翌日、混合列車狙いで前日と同じ芦野公園〜川倉間の築堤へ向かう。
下り列車をメインイベントと考えていたからだろう、フィルムをリバーサルに入れ替え、気合の入った撮影だ。とはいえ、気合に反して構図に何のひねりもなく、平凡な写真だ。
同じ場所で津軽中里から折り返してくる上り列車を待ち受ける。その間、高校鉄研の後輩たちが築堤の残雪を滑り降りる遊びに興じていた。そりなどはないから、ダイブして身体だけで滑るという高校生らしいやんちゃな遊びだ。
私自身は当時、クールな先輩を演じていたので、子供の遊びを見守る親のような顔をして見ていただけ。なんて、ついかっこつけて書いてしまったが、怪我をしそうで腰が引けていたのが本音だ。
上りの混合列車はモノクロフィルムに戻して撮影したが、いかにもタイミングが早すぎる。
本番は、先のリバーサルフィルムの下り列車だったので、上り列車は少し趣向を変えて次のカットにあるように流し撮りを狙ったのだ。そのためにこの写真は撮影後すぐにシャッタースピードを落とせるよう、少し早めにシャッターを切ったのである。
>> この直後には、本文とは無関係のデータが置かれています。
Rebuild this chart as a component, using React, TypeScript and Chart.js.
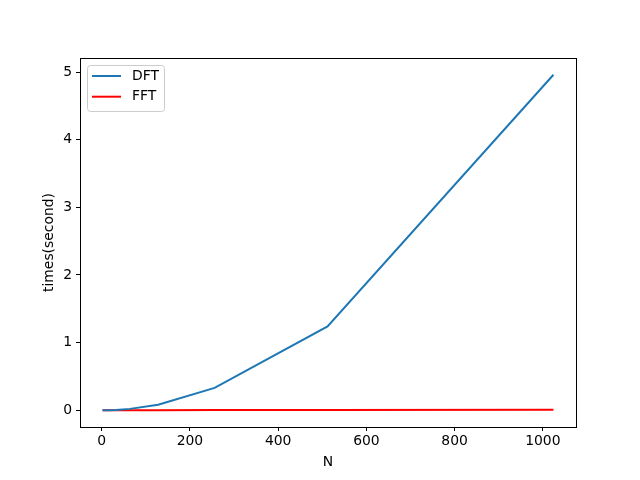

こうして流し撮りにチャレンジしたのに、今度はタイミングが遅すぎて、先頭の機関車すら画面に入りきっていない。同じ列車で通常撮影と流し撮りを狙うことはよくするのだが、ことごとく失敗している。まさに二兎を追う者は一兎も得ずである。
その後の写真は、これといったものがないので、省略して翌日の津軽飯詰駅のことから。
改札口の傍には、りんごの箱が積まれ、まさに青森県らしい光景に小躍りして撮影。停車中の列車では、ちょうど駅員が運転士へタブレットを渡している。
スノーシェルターをくぐって、列車が入線する。
当時のスノーシェルターは、丸太を櫓のように組んだ好ましい構造であった。